The more hours of sunshine a solar photovoltaic (PV) panel receives, the more clean power (and electricity bill savings) it can generate. This explains why states further south generate more solar energy per home than northern areas. But even the most northern states have plenty of year-round sunshine – especially during the summer months when the sun is out for the most hours.
However, what happens to your own solar savings when winter finally arrives? After all:
- The days get shorter, meaning there are fewer hours during which to generate clean electricity
- The sun sits lower in the sky, which means that your solar panels may receive less direct light
- Snow accumulation on your panels can block out the sun completely
And in rare cases, your solar panels can become damaged by extreme weather events.
Whether you live in a region with relatively mild winters or one with more significant winter weather, does solar power make sense in the winter?
The answer is yes. Let’s explore why.
The Truth about Solar Panel Performance in Winter
Because of the factors outlined above, solar PV output is lower during the winter than it is during the summer. However, the difference is significantly less than you may be thinking.
It’s true that solar panels don’t receive as much direct sunlight when the days get shorter and the sun sits lower.

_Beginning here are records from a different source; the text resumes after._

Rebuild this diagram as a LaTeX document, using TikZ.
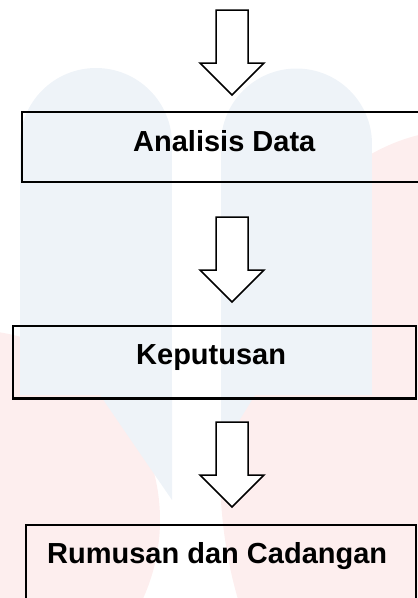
\documentclass[tikz,border=0pt]{standalone}
\usepackage{fontspec}
\setmainfont{Liberation Sans}
\definecolor{wmblue}{RGB}{238,243,248}
\definecolor{wmred}{RGB}{253,238,238}
\newcommand\blockarrow[2]{%
  \coordinate (#1tail) at (232,#2);
  \coordinate (#1tip) at (232,#2+85);
  \draw[blk] (216,#2) -- (248,#2) -- (248,#2+53) -- (264,#2+53) -- (#1tip)
     -- (200,#2+53) -- (216,#2+53) -- cycle;
}
\begin{document}
\begin{tikzpicture}[x=1pt,y=-1pt,
  box/.style={draw=black,line width=2.2pt,inner sep=0pt,outer sep=0pt},
  blk/.style={draw=black,line width=1.5pt,fill=white,line join=miter},
  lbl/.style={anchor=base west,inner sep=0pt,font=\bfseries\fontsize{29}{34}\selectfont}]
\useasboundingbox (0,0) rectangle (418,598);
\clip (0,0) rectangle (418,598);
% watermark
\begin{scope}
  \clip (-50,0) rectangle (172,700);
  \fill[wmred] (-30,520) circle (190pt);
\end{scope}
\begin{scope}
  \clip (221,0) rectangle (500,700);
  \fill[wmred] (460,470) ellipse [x radius=240pt, y radius=340pt];
\end{scope}
\fill[wmblue] (96,144) circle (76pt);
\fill[wmblue] (20,144) rectangle (172,395);
\fill[wmblue] (100,395) -- (172,395) -- (172,500) -- cycle;
\fill[wmblue] (296.5,144) circle (75.5pt);
\fill[wmblue] (221,144) rectangle (372,395);
\fill[wmblue] (221,395) -- (255,395) -- (221,450) -- cycle;
% boxes
\node[box,minimum width=403pt,minimum height=70pt] (b1) at (223.5,147) {};
\node[box,minimum width=403pt,minimum height=72.5pt] (b2) at (214.5,362.25) {};
\node[box,minimum width=390pt,minimum height=115pt] (b3) at (221,582.5) {};
% labels
\node[lbl] (t1) at (133,151) {Analisis Data};
\node[lbl] (t2) at (136,364) {Keputusan};
\node[lbl] (t3) at (47,563) {Rumusan dan Cadangan};
% block arrows
\blockarrow{a1}{10}
\blockarrow{a2}{217}
\blockarrow{a3}{422}
\end{tikzpicture}
\end{document}
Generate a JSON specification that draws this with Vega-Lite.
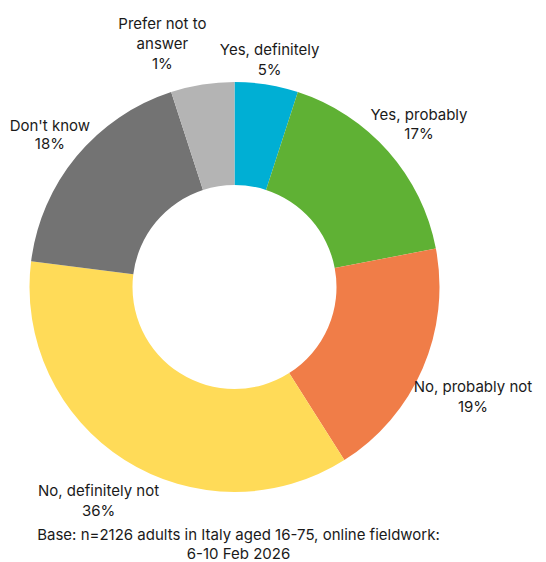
{
  "$schema": "https://vega.github.io/schema/vega-lite/v6.json",
  "width": 469,
  "height": 550,
  "autosize": "none",
  "padding": {"left": 0, "top": 12, "right": 77, "bottom": 0},
  "background": "white",
  "config": {"view": {"stroke": null}, "font": "Inter"},
  "title": {
    "text": ["Base: n=2126 adults in Italy aged 16-75, online fieldwork:", "6-10 Feb 2026"],
    "orient": "bottom",
    "frame": "group",
    "anchor": "middle",
    "offset": -34,
    "dx": 4,
    "font": "Inter",
    "fontSize": 15,
    "fontWeight": "normal",
    "color": "#1a1a1a",
    "lineHeight": 19
  },
  "data": {
    "values": [
      {"category": "Yes, definitely", "share": 5, "label": "Yes, definitely\n5%", "order": 1},
      {"category": "Yes, probably", "share": 17, "label": "Yes, probably\n17%", "order": 2},
      {"category": "No, probably not", "share": 19, "label": "No, probably not\n19%", "order": 3},
      {"category": "No, definitely not", "share": 36, "label": "No, definitely not\n36%", "order": 4},
      {"category": "Don't know", "share": 18, "label": "Don't know\n18%", "order": 5},
      {"category": "Prefer not to answer", "share": 5, "label": "Prefer not to\nanswer\n1%", "order": 6}
    ]
  },
  "encoding": {
    "theta": {"field": "share", "type": "quantitative", "stack": true},
    "order": {"field": "order", "type": "quantitative"}
  },
  "layer": [
    {
      "mark": {"type": "arc", "radius": 205, "radius2": 102, "stroke": null},
      "encoding": {
        "color": {
          "field": "category",
          "type": "nominal",
          "legend": null,
          "scale": {
            "domain": ["Yes, definitely", "Yes, probably", "No, probably not", "No, definitely not", "Don't know", "Prefer not to answer"],
            "range": ["#00AFD4", "#5FB134", "#F07D48", "#FFDB58", "#737373", "#B4B4B4"]
          }
        }
      }
    },
    {
      "mark": {"type": "text", "radius": 250, "dx": -4, "dy": 10, "lineBreak": "\n", "fontSize": 15, "color": "#1a1a1a", "lineHeight": 20, "align": "center", "baseline": "middle"},
      "encoding": {"text": {"condition": {"test": "datum.order == 1", "field": "label"}, "value": ""}}
    },
    {
      "mark": {"type": "text", "radius": 250, "dx": -3, "dy": -7, "lineBreak": "\n", "fontSize": 15, "color": "#1a1a1a", "lineHeight": 19, "align": "center", "baseline": "middle"},
      "encoding": {"text": {"condition": {"test": "datum.order == 2", "field": "label"}, "value": ""}}
    },
    {
      "mark": {"type": "text", "radius": 250, "dx": 9, "dy": 1, "lineBreak": "\n", "fontSize": 15, "color": "#1a1a1a", "lineHeight": 20, "align": "center", "baseline": "middle"},
      "encoding": {"text": {"condition": {"test": "datum.order == 3", "field": "label"}, "value": ""}}
    },
    {
      "mark": {"type": "text", "radius": 250, "dx": -2, "dy": -7, "lineBreak": "\n", "fontSize": 15, "color": "#1a1a1a", "lineHeight": 20, "align": "center", "baseline": "middle"},
      "encoding": {"text": {"condition": {"test": "datum.order == 4", "field": "label"}, "value": ""}}
    },
    {
      "mark": {"type": "text", "radius": 250, "dx": 8, "dy": -2, "lineBreak": "\n", "fontSize": 15, "color": "#1a1a1a", "lineHeight": 18, "align": "center", "baseline": "middle"},
      "encoding": {"text": {"condition": {"test": "datum.order == 5", "field": "label"}, "value": ""}}
    },
    {
      "mark": {"type": "text", "radius": 250, "dx": -33, "dy": -16, "lineBreak": "\n", "fontSize": 15, "color": "#1a1a1a", "lineHeight": 20, "align": "center", "baseline": "middle"},
      "encoding": {"text": {"condition": {"test": "datum.order == 6", "field": "label"}, "value": ""}}
    }
  ]
}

It’s also true that snow buildup can block out your solar panels entirely. However, with their slick surfaces, dark colors, and tilted angles – most PV modules actually don’t accumulate much snow. It just melts away on its own. And if it doesn’t, you can always purchase a low-cost “solar roof rake” designed to remove snow without damaging the panels.
Finally, bad weather can cause roof leaks or otherwise damage your roof enough to require a complete roof replacement. For rooftop solar owners, this means your panels need to be safely removed and replaced for repairs.
Despite these issues, there are 2 important reasons why solar power is a great investment all year long – even during the winter months.
1. Solar Output and Temperature
PV panels require the sun’s light, but don’t do as well with too much of the sun’s heat. In fact, the colder it gets, the more efficient your solar panels become. This efficiency boost isn’t enough to completely counteract the shorter days and less direct sunlight – but it definitely helps.
2. Solar Savings Never Disappear
As long as the sun is shining, your solar panels are saving you money. This is true even on December 21 – the shortest day of the year!
Again, those savings won’t necessarily match what you’d normally expect during the summer months. However, a well-maintained system can generate a surprising amount of clean power and lower bills regardless of the season. And when added to your annual savings, your wintertime production helps to shorten the payback period of your solar power investment.